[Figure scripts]
^^^^^^^^^^^^^^^^

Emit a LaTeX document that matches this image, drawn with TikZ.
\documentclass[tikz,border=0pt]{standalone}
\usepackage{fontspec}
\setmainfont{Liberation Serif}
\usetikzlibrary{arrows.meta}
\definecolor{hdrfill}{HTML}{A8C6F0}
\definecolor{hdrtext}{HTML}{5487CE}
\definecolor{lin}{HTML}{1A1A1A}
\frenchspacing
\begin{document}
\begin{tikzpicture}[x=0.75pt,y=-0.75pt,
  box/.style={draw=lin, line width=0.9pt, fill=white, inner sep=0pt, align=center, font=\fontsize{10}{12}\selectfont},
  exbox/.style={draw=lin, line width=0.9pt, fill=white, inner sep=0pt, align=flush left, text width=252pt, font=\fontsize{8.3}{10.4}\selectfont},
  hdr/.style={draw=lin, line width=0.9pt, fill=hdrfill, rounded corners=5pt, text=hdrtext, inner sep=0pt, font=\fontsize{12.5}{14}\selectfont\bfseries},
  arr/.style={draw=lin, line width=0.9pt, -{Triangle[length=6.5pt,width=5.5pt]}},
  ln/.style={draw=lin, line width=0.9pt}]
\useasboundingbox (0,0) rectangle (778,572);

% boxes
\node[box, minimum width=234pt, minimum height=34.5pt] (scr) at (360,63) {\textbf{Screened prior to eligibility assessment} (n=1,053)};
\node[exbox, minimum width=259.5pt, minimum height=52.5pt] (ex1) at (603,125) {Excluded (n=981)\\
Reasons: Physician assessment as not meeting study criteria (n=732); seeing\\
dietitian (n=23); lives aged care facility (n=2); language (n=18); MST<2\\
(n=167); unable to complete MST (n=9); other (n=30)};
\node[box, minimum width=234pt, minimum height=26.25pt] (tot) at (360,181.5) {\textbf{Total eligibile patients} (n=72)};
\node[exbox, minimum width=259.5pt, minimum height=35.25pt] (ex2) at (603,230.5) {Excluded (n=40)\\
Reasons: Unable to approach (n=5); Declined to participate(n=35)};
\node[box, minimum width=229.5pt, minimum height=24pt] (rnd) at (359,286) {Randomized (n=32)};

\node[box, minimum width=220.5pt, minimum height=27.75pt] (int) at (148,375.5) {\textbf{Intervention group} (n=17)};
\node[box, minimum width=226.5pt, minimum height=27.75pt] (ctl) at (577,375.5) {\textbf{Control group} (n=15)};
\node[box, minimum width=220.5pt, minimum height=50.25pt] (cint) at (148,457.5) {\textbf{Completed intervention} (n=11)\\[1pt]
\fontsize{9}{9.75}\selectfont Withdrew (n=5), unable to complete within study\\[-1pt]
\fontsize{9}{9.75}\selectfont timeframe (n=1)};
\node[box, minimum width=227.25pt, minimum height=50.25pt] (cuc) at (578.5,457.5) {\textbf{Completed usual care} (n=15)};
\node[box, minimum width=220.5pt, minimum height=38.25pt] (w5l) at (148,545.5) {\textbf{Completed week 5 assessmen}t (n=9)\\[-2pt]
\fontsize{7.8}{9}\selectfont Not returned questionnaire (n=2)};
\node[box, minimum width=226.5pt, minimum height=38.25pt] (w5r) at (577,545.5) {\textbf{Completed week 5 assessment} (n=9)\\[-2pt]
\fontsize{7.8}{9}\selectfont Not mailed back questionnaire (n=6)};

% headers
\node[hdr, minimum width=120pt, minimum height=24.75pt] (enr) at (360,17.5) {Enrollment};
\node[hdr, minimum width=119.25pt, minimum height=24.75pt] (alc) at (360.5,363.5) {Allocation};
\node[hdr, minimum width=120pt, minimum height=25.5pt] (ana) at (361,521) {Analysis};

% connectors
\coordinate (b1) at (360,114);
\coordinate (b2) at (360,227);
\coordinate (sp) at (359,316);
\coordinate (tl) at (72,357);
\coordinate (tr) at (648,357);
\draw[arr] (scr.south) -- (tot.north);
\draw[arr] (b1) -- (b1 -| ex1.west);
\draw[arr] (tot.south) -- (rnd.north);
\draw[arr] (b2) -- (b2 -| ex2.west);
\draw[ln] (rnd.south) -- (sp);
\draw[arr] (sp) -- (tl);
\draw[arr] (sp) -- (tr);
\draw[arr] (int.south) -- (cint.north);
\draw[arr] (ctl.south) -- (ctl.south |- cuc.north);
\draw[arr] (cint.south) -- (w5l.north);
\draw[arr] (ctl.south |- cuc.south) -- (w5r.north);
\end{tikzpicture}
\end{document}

^^^^^^^^^^^^^^^^

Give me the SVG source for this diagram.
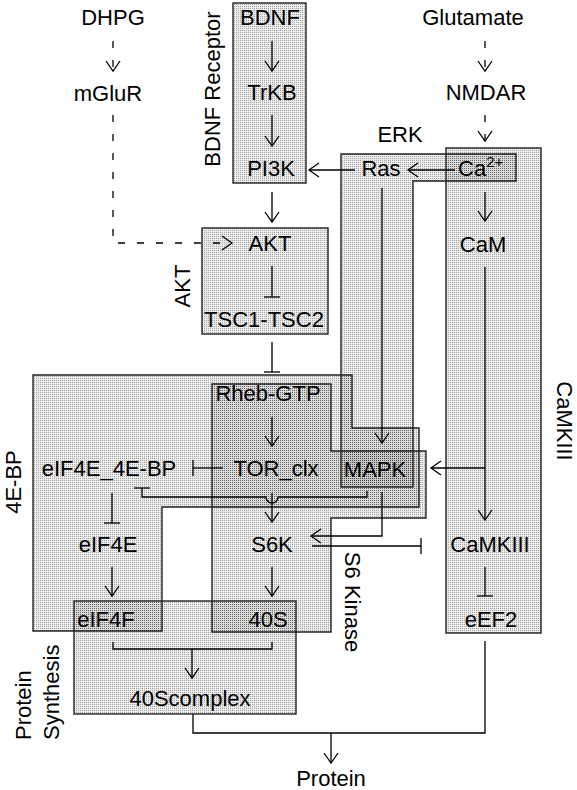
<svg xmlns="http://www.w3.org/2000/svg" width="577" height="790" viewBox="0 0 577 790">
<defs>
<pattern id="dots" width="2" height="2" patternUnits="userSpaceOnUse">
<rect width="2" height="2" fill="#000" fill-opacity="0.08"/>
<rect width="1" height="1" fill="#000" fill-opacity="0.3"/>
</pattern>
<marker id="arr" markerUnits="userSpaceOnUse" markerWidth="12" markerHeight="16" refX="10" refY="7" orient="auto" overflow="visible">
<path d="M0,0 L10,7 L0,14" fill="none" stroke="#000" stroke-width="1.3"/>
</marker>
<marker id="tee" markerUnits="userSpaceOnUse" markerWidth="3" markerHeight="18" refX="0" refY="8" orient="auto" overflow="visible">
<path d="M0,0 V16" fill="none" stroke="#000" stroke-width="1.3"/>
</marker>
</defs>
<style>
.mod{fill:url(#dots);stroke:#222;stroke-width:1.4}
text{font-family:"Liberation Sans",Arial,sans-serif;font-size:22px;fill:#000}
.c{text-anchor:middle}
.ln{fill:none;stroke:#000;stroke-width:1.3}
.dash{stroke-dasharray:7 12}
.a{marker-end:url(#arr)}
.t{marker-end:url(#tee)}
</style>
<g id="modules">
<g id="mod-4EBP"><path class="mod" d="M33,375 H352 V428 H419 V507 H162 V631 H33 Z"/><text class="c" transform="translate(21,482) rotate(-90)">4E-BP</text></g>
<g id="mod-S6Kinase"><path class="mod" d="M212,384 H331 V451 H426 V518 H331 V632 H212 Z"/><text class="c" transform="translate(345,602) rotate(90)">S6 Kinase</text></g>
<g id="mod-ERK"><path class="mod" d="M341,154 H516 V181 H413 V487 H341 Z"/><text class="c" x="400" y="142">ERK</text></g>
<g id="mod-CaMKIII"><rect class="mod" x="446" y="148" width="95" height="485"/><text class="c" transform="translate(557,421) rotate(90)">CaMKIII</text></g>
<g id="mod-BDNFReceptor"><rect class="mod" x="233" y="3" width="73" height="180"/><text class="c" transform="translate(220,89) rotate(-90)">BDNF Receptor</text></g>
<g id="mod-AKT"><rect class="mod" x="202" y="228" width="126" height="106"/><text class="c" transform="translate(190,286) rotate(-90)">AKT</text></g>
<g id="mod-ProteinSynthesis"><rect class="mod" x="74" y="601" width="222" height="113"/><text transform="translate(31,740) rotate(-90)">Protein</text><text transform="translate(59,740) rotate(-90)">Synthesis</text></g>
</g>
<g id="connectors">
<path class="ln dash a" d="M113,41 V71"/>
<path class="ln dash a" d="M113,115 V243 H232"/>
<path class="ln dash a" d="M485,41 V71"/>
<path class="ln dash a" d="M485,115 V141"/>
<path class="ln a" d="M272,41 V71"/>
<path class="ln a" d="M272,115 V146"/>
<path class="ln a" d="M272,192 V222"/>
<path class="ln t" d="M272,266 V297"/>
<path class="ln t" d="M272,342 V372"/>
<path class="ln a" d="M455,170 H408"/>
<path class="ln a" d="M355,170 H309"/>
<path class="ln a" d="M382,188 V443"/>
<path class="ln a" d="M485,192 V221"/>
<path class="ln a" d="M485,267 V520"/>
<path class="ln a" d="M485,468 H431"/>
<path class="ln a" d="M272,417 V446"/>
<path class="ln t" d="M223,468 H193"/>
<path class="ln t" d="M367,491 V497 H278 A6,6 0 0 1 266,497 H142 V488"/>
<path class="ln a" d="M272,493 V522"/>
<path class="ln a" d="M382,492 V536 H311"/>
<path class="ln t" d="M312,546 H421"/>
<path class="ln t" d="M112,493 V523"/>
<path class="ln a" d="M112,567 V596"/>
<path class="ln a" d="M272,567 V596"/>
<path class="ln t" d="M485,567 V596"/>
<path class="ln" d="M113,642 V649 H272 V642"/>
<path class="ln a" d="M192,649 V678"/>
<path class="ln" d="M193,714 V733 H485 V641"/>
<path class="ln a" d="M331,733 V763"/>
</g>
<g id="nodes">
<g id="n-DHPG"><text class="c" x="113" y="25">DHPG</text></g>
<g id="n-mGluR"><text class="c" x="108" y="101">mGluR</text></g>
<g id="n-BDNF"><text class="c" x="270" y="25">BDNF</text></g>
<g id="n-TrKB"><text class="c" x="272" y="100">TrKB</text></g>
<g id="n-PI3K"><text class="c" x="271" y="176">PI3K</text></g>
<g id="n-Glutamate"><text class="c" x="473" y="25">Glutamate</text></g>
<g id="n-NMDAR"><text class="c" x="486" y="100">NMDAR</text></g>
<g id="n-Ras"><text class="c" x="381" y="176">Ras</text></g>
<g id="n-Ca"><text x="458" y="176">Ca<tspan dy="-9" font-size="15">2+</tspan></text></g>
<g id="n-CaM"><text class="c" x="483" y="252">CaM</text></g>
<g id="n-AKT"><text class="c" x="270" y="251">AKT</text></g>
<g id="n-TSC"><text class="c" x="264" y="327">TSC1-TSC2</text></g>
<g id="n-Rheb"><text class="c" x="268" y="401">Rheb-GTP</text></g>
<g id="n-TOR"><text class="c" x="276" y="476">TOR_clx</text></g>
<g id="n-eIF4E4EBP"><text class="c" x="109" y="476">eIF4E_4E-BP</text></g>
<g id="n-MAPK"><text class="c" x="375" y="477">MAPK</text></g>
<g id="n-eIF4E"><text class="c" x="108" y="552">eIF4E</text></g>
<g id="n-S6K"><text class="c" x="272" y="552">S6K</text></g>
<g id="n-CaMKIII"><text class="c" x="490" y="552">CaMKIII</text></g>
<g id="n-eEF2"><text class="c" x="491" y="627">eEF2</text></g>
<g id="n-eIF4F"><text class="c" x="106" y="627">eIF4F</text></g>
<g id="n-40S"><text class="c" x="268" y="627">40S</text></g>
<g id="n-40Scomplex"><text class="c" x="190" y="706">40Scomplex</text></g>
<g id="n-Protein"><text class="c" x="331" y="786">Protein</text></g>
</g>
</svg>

^^^^^^^^^^^^^^^^

◆ **Description of the task**:
Look through the material above and print exactly the lines from the one containing "Emit a LaTeX" to the one containing "minimum width=229.5pt, minimum", both included, and nothing more.

◆ **Correct response**:
Emit a LaTeX document that matches this image, drawn with TikZ.
\documentclass[tikz,border=0pt]{standalone}
\usepackage{fontspec}
\setmainfont{Liberation Serif}
\usetikzlibrary{arrows.meta}
\definecolor{hdrfill}{HTML}{A8C6F0}
\definecolor{hdrtext}{HTML}{5487CE}
\definecolor{lin}{HTML}{1A1A1A}
\frenchspacing
\begin{document}
\begin{tikzpicture}[x=0.75pt,y=-0.75pt,
  box/.style={draw=lin, line width=0.9pt, fill=white, inner sep=0pt, align=center, font=\fontsize{10}{12}\selectfont},
  exbox/.style={draw=lin, line width=0.9pt, fill=white, inner sep=0pt, align=flush left, text width=252pt, font=\fontsize{8.3}{10.4}\selectfont},
  hdr/.style={draw=lin, line width=0.9pt, fill=hdrfill, rounded corners=5pt, text=hdrtext, inner sep=0pt, font=\fontsize{12.5}{14}\selectfont\bfseries},
  arr/.style={draw=lin, line width=0.9pt, -{Triangle[length=6.5pt,width=5.5pt]}},
  ln/.style={draw=lin, line width=0.9pt}]
\useasboundingbox (0,0) rectangle (778,572);

% boxes
\node[box, minimum width=234pt, minimum height=34.5pt] (scr) at (360,63) {\textbf{Screened prior to eligibility assessment} (n=1,053)};
\node[exbox, minimum width=259.5pt, minimum height=52.5pt] (ex1) at (603,125) {Excluded (n=981)\\
Reasons: Physician assessment as not meeting study criteria (n=732); seeing\\
dietitian (n=23); lives aged care facility (n=2); language (n=18); MST<2\\
(n=167); unable to complete MST (n=9); other (n=30)};
\node[box, minimum width=234pt, minimum height=26.25pt] (tot) at (360,181.5) {\textbf{Total eligibile patients} (n=72)};
\node[exbox, minimum width=259.5pt, minimum height=35.25pt] (ex2) at (603,230.5) {Excluded (n=40)\\
Reasons: Unable to approach (n=5); Declined to participate(n=35)};
\node[box, minimum width=229.5pt, minimum height=24pt] (rnd) at (359,286) {Randomized (n=32)};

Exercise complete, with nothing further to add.